At times I might seem a little too animated. But energetic exuberance and enthusiasm mean that (at least so I hope) my teaching and training sessions are rarely dull. Finding it virtually impossible to keep still means that at the very least, my delivery is rarely stilted. Combine that with my years of experience practising verbal communication, and my autistic attention to detail and immersion in special interests, and I can be pretty damned effective in the classroom. And people tell me this is the case.
And I may well be just hypothesising here, but perhaps this ADHD-tastic aspect of who I am also contributes to me being better able to cope with social interaction than some autistics. I mean, I still get a hell of a lot of stuff wrong, but perhaps my occasional impulsivity means I’m just that little bit more willing to throw myself into communicating, and doing stuff, with other people.
Creativity and problem-solving are abilities that seem to be strongly associated with both ADHD and dyspraxia. Certainly, when faced with being unable to do things in the way others seem to manage, you find workarounds. Sometimes those workarounds can be pretty convoluted; at other times they are truly innovative. Again, this ability to ‘hack’ has had a really positive impact on my teaching and curriculum development work, and other areas of other jobs I’ve had in the past.
Some of the strong positive aspects of dyspraxia, mentioned time and time again, include persistence and determination. And I know this to be true of myself. In my late 20s, under the care of a wonderful physiotherapist after a succession of running injuries, I re-learned how to walk. Let me get this clear: I was not physically incapable of walking; I’d just been doing it the wrong way all my life. And altering the extreme bad habits of a lifetime took some determination. It’s safe to say I am not a natural sportsperson. And yet I managed to follow, to near-completion, a full marathon training plan. Okay, I got injured prior to race day and therefore have unfinished business. But it gave me an inkling of what I was capable of. I have at various points in my life made myself physically very strong through lifting weights (my God, I’ve love to be strong again.
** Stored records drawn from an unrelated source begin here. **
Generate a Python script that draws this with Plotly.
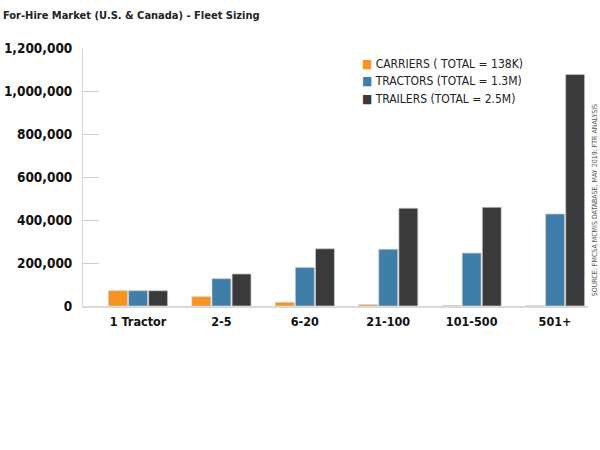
import plotly.graph_objects as go

categories = ["1 Tractor", "2-5", "6-20", "21-100", "101-500", "501+"]
carriers = [71000, 43000, 17000, 6000, 1000, 400]
tractors = [71000, 127000, 179000, 264000, 246000, 428000]
trailers = [71000, 149000, 266000, 455000, 459000, 1077000]
series_names = ["CARRIERS ( TOTAL = 138K)", "TRACTORS (TOTAL = 1.3M)", "TRAILERS (TOTAL = 2.5M)"]
colors = ["#F7941D", "#3F7EA9", "#3A3A3A"]
y_ticks = [0, 200000, 400000, 600000, 800000, 1000000, 1200000]

cond = "DejaVu Sans Condensed, Liberation Sans Narrow, sans-serif"

fig = go.Figure()
for name, vals, col in zip(series_names, [carriers, tractors, trailers], colors):
    fig.add_trace(go.Bar(
        x=list(range(len(categories))), y=vals, name=name,
        marker=dict(color=col, line=dict(color="rgba(200,200,200,0.9)", width=0.8)),
    ))

# legend drawn as annotations (swatch + label), stacked from the top
legend_annots = []
for i, (name, col) in enumerate(zip(series_names, colors)):
    legend_annots.append(dict(
        text=f"<span style='color:{col}'>■</span> {name}",
        xref="paper", yref="paper", x=0.548, y=0.938, xanchor="left", yanchor="middle",
        yshift=-17.5 * i, showarrow=False, align="left",
        font=dict(family=cond, size=12, color="#222")))

fig.update_layout(
    width=600, height=450,
    margin=dict(l=83, r=12, t=48, b=143.5),
    paper_bgcolor="white", plot_bgcolor="white",
    barmode="group", bargap=0.277, bargroupgap=0.06,
    showlegend=False,
    xaxis=dict(range=[-0.66, 5.395], tickmode="array", automargin=False,
               tickvals=list(range(len(categories))), ticktext=categories,
               showgrid=False, zeroline=False, showline=True,
               linecolor="#d9d9d9", linewidth=1.5, ticks="",
               ticklabelstandoff=3,
               tickfont=dict(family=cond, size=12.5, color="#111", weight="bold")),
    yaxis=dict(range=[0, 1200000], tickmode="array", tickvals=y_ticks, automargin=False,
               ticktext=[f"{v:,}" for v in y_ticks],
               showgrid=False, zeroline=False, showline=True,
               linecolor="#d9d9d9", linewidth=1, ticks="inside",
               ticklen=16, tickcolor="#cfcfcf", tickwidth=1,
               ticklabelstandoff=7,
               tickfont=dict(family=cond, size=13.5, color="#111", weight="bold")),
    annotations=[
        dict(text="<b>For-Hire Market (U.S. &amp; Canada) - Fleet Sizing</b>",
             xref="paper", yref="paper", x=-0.162, y=1.0, xanchor="left", yanchor="middle",
             yshift=33, showarrow=False,
             font=dict(family=cond, size=11, color="#222")),
        dict(text="SOURCE: FMCSA MCMIS DATABASE, MAY 2019; FTR ANALYSIS",
             xref="paper", yref="paper", x=1.0, y=0.41, xanchor="center", yanchor="middle",
             xshift=7, textangle=-90, showarrow=False,
             font=dict(family=cond, size=7, color="#555")),
    ] + legend_annots,
)

fig.write_html("out.html", config={"displayModeBar": False},
               post_script="document.body.style.margin='0';")
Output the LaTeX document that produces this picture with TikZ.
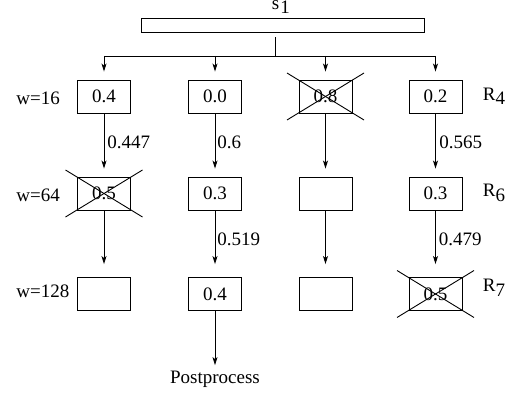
\documentclass[tikz,border=0pt]{standalone}
\usepackage{fontspec}
\setmainfont{Liberation Serif}
\usetikzlibrary{arrows.meta}
\begin{document}
\begin{tikzpicture}[x=1pt, y=-1pt,
  font=\fontsize{19}{22}\selectfont,
  every path/.style={line width=0.9pt},
  cell/.style={draw, line width=0.9pt, minimum width=53pt, minimum height=33pt, inner sep=0pt},
  link/.style={line width=0.9pt, -{Stealth[length=8pt, width=5pt, inset=2pt]}},
  lbl/.style={anchor=base west, inner sep=0pt}]
\useasboundingbox (0,0) rectangle (513,393);

% top bar and its label
\node[draw, line width=0.9pt, minimum width=283pt, minimum height=14pt, inner sep=0pt] (bar) at (282.5,25) {};
\node[lbl] (s1) at (271.5,9.5) {s\kern1pt\raisebox{-4.5pt}{1}};

% grid of boxes: rows r1..r3, columns c1..c4
\node[cell] (r1c1) at (104,96.5) {0.4};
\node[cell] (r1c2) at (215,96.5) {0.0};
\node[cell] (r1c3) at (325.5,96.5) {0.8};
\node[cell] (r1c4) at (435.5,96.5) {0.2};
\node[cell] (r2c1) at (104,193.5) {0.5};
\node[cell] (r2c2) at (215,193.5) {0.3};
\node[cell] (r2c3) at (325.5,193.5) {};
\node[cell] (r2c4) at (435.5,193.5) {0.3};
\node[cell] (r3c1) at (104,294) {};
\node[cell] (r3c2) at (215,294) {0.4};
\node[cell] (r3c3) at (325.5,294) {};
\node[cell] (r3c4) at (435.5,294) {0.5};

% row labels
\node[lbl] (w16) at (16,104) {w=16};
\node[lbl] (w64) at (16,201.5) {w=64};
\node[lbl] (w128) at (16,297) {w=128};
\node[lbl] (R4) at (482.5,100) {R\raisebox{-5pt}{4}};
\node[lbl] (R6) at (482.5,196.5) {R\raisebox{-5pt}{6}};
\node[lbl] (R7) at (482.5,291.5) {R\raisebox{-5pt}{7}};

% fan-out from the bar
\coordinate (split) at (275.7,56);
\coordinate (top) at (275.7,37.5);
\coordinate (t1) at (104,56);
\coordinate (t2) at (215,56);
\coordinate (t3) at (325.5,56);
\coordinate (t4) at (435.5,56);
\draw (top) -- (split);
\draw (t1) -- (t4);
\foreach \c in {1,2,3,4}
  \draw[link, shorten >=8pt] (t\c) -- (r1c\c);

% downward links
\foreach \c in {1,2,3,4}
  \draw[link, shorten >=8pt] (r1c\c) -- (r2c\c);
\foreach \c in {1,2,3,4}
  \draw[link, shorten >=13pt] (r2c\c) -- (r3c\c);

% edge weights
\node[lbl] (e11) at (107,148.3) {0.447};
\node[lbl] (e12) at (217,148.3) {0.6};
\node[lbl] (e14) at (439,148.3) {0.565};
\node[lbl] (e22) at (217,245) {0.519};
\node[lbl] (e24) at (438.5,245) {0.479};

% final step
\node[anchor=base, inner sep=0pt] (post) at (215,383) {Postprocess};
\draw[link, shorten >=5pt] (r3c2) -- (post);

% discarded entries
\foreach \n in {r2c1, r1c3, r3c4} {
  \draw ([shift={(-38.5,-23.5)}]\n.center) -- ([shift={(38.5,23.5)}]\n.center);
  \draw ([shift={(-38.5,23.5)}]\n.center) -- ([shift={(38.5,-23.5)}]\n.center);
}
\end{tikzpicture}
\end{document}
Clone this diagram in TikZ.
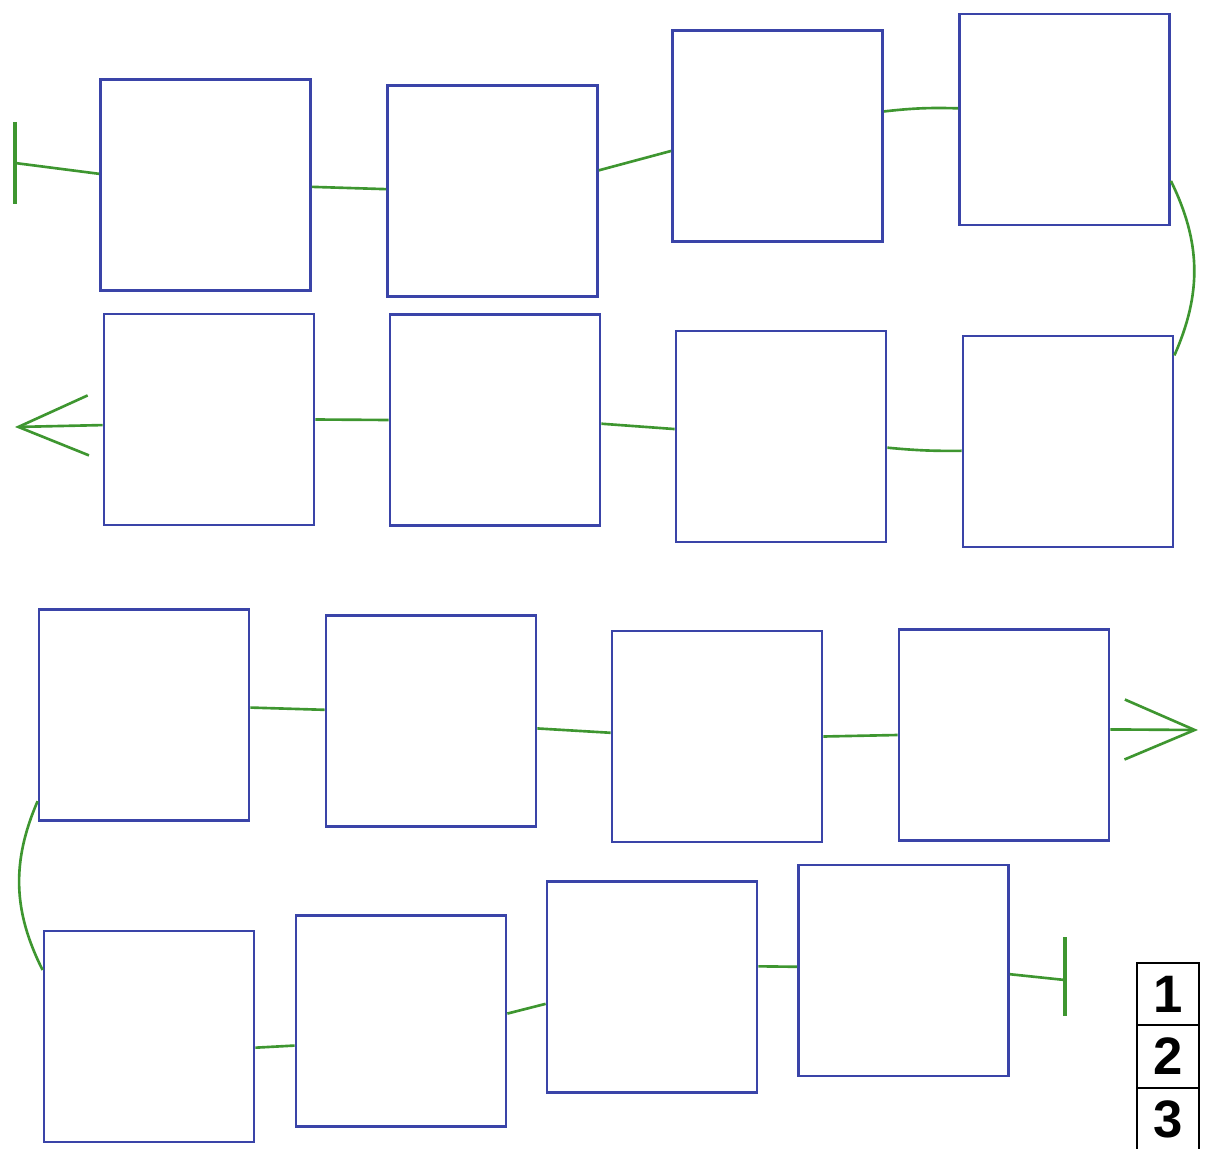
\documentclass[tikz,border=0pt]{standalone}
\usepackage{fontspec}
\setsansfont{Liberation Sans}
\usetikzlibrary{arrows.meta}
\definecolor{bleu}{RGB}{58,68,168}
\definecolor{vert}{RGB}{62,150,48}

\begin{document}
\begin{tikzpicture}[
    x=0.02cm, y=-0.02cm,
    case/.style={draw=bleu, line width=1.6pt, minimum width=4.2cm, minimum height=4.22cm, inner sep=0pt},
    lien/.style={draw=vert, line width=1.5pt},
    barre/.style={draw=vert, line width=2.8pt},
    fleche/.style={lien, -{Straight Barb[length=1.4cm, width=1.2cm]}},
    num/.style={draw=black, line width=1.2pt, minimum width=1.24cm, minimum height=1.25cm, inner sep=0pt, font=\sffamily\bfseries\fontsize{30}{30}\selectfont},
  ]
  \useasboundingbox (0,0) rectangle (1207,1149);
  % premier serpent
  \node[case] (A1) at (205.5,185) {};
  \node[case] (A2) at (492.5,191) {};
  \node[case] (A3) at (777.5,136) {};
  \node[case] (A4) at (1064.5,119.5) {};
  \node[case] (B1) at (209,419.5) {};
  \node[case] (B2) at (495,420) {};
  \node[case] (B3) at (781,436.5) {};
  \node[case] (B4) at (1068,441.5) {};
  \coordinate (debH) at (15,122);
  \coordinate (debB) at (15,204);
  \coordinate (deb) at (15,163);
  \coordinate (sortie1) at (15,427);
  \draw[barre] (debH) -- (debB);
  \draw[lien] (deb) -- (A1.174);
  \draw[lien] (A1.-1) -- (A2.179);
  \draw[lien] (A2.11) -- (A3.188);
  \draw[lien] (A3.13) to[bend left=4] (A4.174);
  \draw[lien] (A4.-30) to[bend left=25] (B4.39);
  \draw[lien] (B4.185) to[bend left=3] (B3.-6);
  \draw[lien] (B3.176) -- (B2.-2);
  \draw[lien] (B2.west) -- (B1.east);
  \draw[fleche] (B1.183) -- (sortie1);
  % second serpent
  \node[case] (C1) at (144,715) {};
  \node[case] (C2) at (431,721) {};
  \node[case] (C3) at (717,736.5) {};
  \node[case] (C4) at (1004,735) {};
  \node[case] (D1) at (149,1036.5) {};
  \node[case] (D2) at (401,1021) {};
  \node[case] (D3) at (652,987) {};
  \node[case] (D4) at (903.5,970.5) {};
  \coordinate (sortie2) at (1198,730);
  \coordinate (finH) at (1065,937);
  \coordinate (finB) at (1065,1016);
  \coordinate (fin) at (1065,980);
  \draw[lien] (C1.4) -- (C2.174);
  \draw[lien] (C2.-4) -- (C3.178);
  \draw[lien] (C3.east) -- (C4.west);
  \draw[fleche] (C4.3) -- (sortie2);
  \draw[lien] (C1.219) to[bend right=25] (D1.148);
  \draw[lien] (D1.-6) -- (D2.193);
  \draw[lien] (D2.4) -- (D3.189);
  \draw[lien] (D3.11) -- (D4.178);
  \draw[lien] (D4.-2) -- (fin);
  \draw[barre] (finH) -- (finB);
  % petit tableau
  \node[num] (n1) at (1168,994) {1};
  \node[num] (n2) at (1168,1056.5) {2};
  \node[num] (n3) at (1168,1119) {3};
\end{tikzpicture}
\end{document}
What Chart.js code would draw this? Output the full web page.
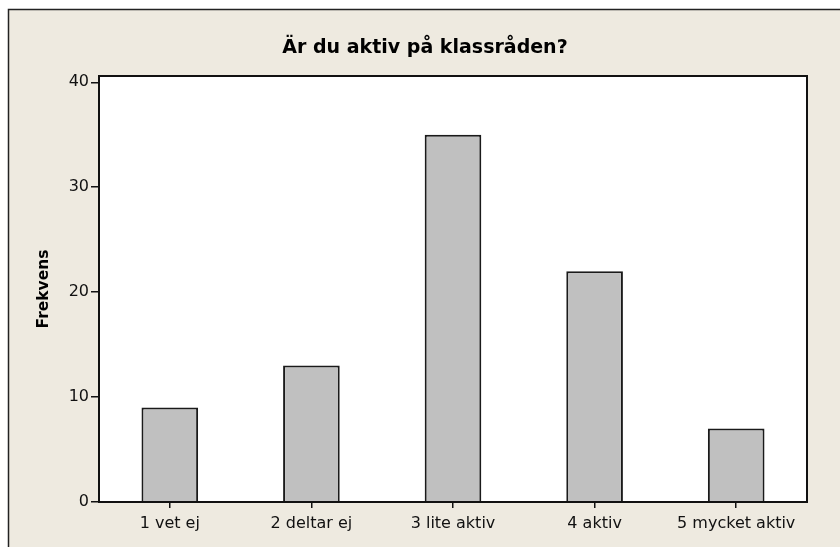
<!DOCTYPE html>
<html>
<head>
<meta charset="utf-8">
<script src="https://cdn.jsdelivr.net/npm/chart.js@4"></script>
<style>
  html, body { margin: 0; padding: 0; background: #fff; }
  #wrap { width: 840px; height: 547px; }
</style>
</head>
<body>
<div id="wrap"><canvas id="chart" width="840" height="547"></canvas></div>
<script>
const categories = ["1 vet ej", "2 deltar ej", "3 lite aktiv", "4 aktiv", "5 mycket aktiv"];
const frequencies = [9, 13, 35, 22, 7];
const yTicks = [0, 10, 20, 30, 40];
const chartTitle = "Är du aktiv på klassråden?";
const yTitle = "Frekvens";

const fontFamily = "'DejaVu Sans', Verdana, sans-serif";
const frameColor = "#EEEAE0";

// minitab style background, outer frame and the title
const minitabFrame = {
  id: "minitabFrame",
  beforeDraw(chart) {
    const { ctx, width, height, chartArea } = chart;
    ctx.save();
    ctx.fillStyle = "#fff";
    ctx.fillRect(0, 0, width, height);
    ctx.fillStyle = frameColor;
    ctx.fillRect(8, 9, width, height);
    ctx.strokeStyle = "#222";
    ctx.lineWidth = 1.5;
    ctx.beginPath();
    ctx.moveTo(8.5, height + 5);
    ctx.lineTo(8.5, 9.5);
    ctx.lineTo(width + 5, 9.5);
    ctx.stroke();
    ctx.fillStyle = "#fff";
    ctx.fillRect(chartArea.left, chartArea.top, chartArea.width, chartArea.height);
    ctx.restore();
  },
  afterDraw(chart) {
    const { ctx, chartArea } = chart;
    ctx.save();
    ctx.strokeStyle = "#111";
    ctx.lineWidth = 2;
    ctx.strokeRect(chartArea.left, chartArea.top, chartArea.width, chartArea.height);
    ctx.fillStyle = "#000";
    ctx.font = "bold 19px " + fontFamily;
    ctx.textAlign = "center";
    ctx.textBaseline = "middle";
    ctx.fillText(chartTitle, 425, 48);
    ctx.restore();
  }
};

new Chart(document.getElementById("chart"), {
  type: "bar",
  data: {
    labels: categories,
    datasets: [{
      data: frequencies,
      backgroundColor: "#C0C0C0",
      borderColor: "#1a1a1a",
      borderWidth: 2,
      categoryPercentage: 1,
      barPercentage: 0.4
    }]
  },
  options: {
    responsive: false,
    animation: false,
    layout: { padding: { left: 30, right: 33, top: 76, bottom: 0 } },
    plugins: {
      legend: { display: false },
      tooltip: { enabled: false }
    },
    scales: {
      x: {
        grid: { display: true, drawOnChartArea: false, offset: false, tickLength: 6, color: "#111", lineWidth: 1.5 },
        border: { display: false },
        ticks: { color: "#111", padding: 6, font: { family: fontFamily, size: 16 } },
        afterFit(scale) { scale.height = 45; }
      },
      y: {
        min: 0,
        max: 40.6,
        afterBuildTicks(scale) { scale.ticks = yTicks.map(v => ({ value: v })); },
        ticks: { color: "#111", padding: 2, font: { family: fontFamily, size: 16 } },
        grid: { display: true, drawOnChartArea: false, tickLength: 8, color: "#111", lineWidth: 1.5 },
        border: { display: false },
        title: {
          display: true,
          text: yTitle,
          color: "#000",
          padding: { top: 5, bottom: 0 },
          font: { family: fontFamily, size: 15.5, weight: "bold" }
        },
        afterFit(scale) { scale.width = 69; }
      }
    }
  },
  plugins: [minitabFrame]
});
</script>
</body>
</html>
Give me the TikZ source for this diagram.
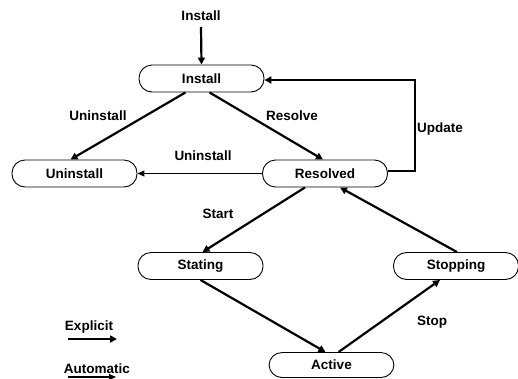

And some day, I’m sure I will be).
And despite years of crippling procrastination issues, wayward time management skills (is this where my autistic obsession with always wanting to know the time stems from?), and executive dysfunction that has at times been so extreme it has reduced me to a screaming, shaking, sobbing wreck, I have the highest level of academic qualification of anyone in my family.
Perhaps it is this very determination and persistence that actually made me seek out an assessment for autism.
I reckon, also, that this tenacity is going to be a pretty darned useful tool to keep handy in the parenting workshed, especially if I’m ever to have a fight on my hands in securing the right kind of support for my daughter.
And although at times I get lost in the detail, I am still often able to pull back and see the bigger picture, zooming both in and out.
There appear to be some interesting conflicts and tensions between the three interacting neurotypes I’ve been blessed with. But without even realising it, I’ve been negotiating these conflicts and tensions my entire life. And yes, I’ve dealt with many, many challenges. But on the whole, my life is a happy one, and my happiness is a culmination of all that has occurred in my lifetime. And what has occurred in my lifetime, good and bad, has occurred because of who, and what, I am.
I am differently abled. And there’s a lot that’s positive about that.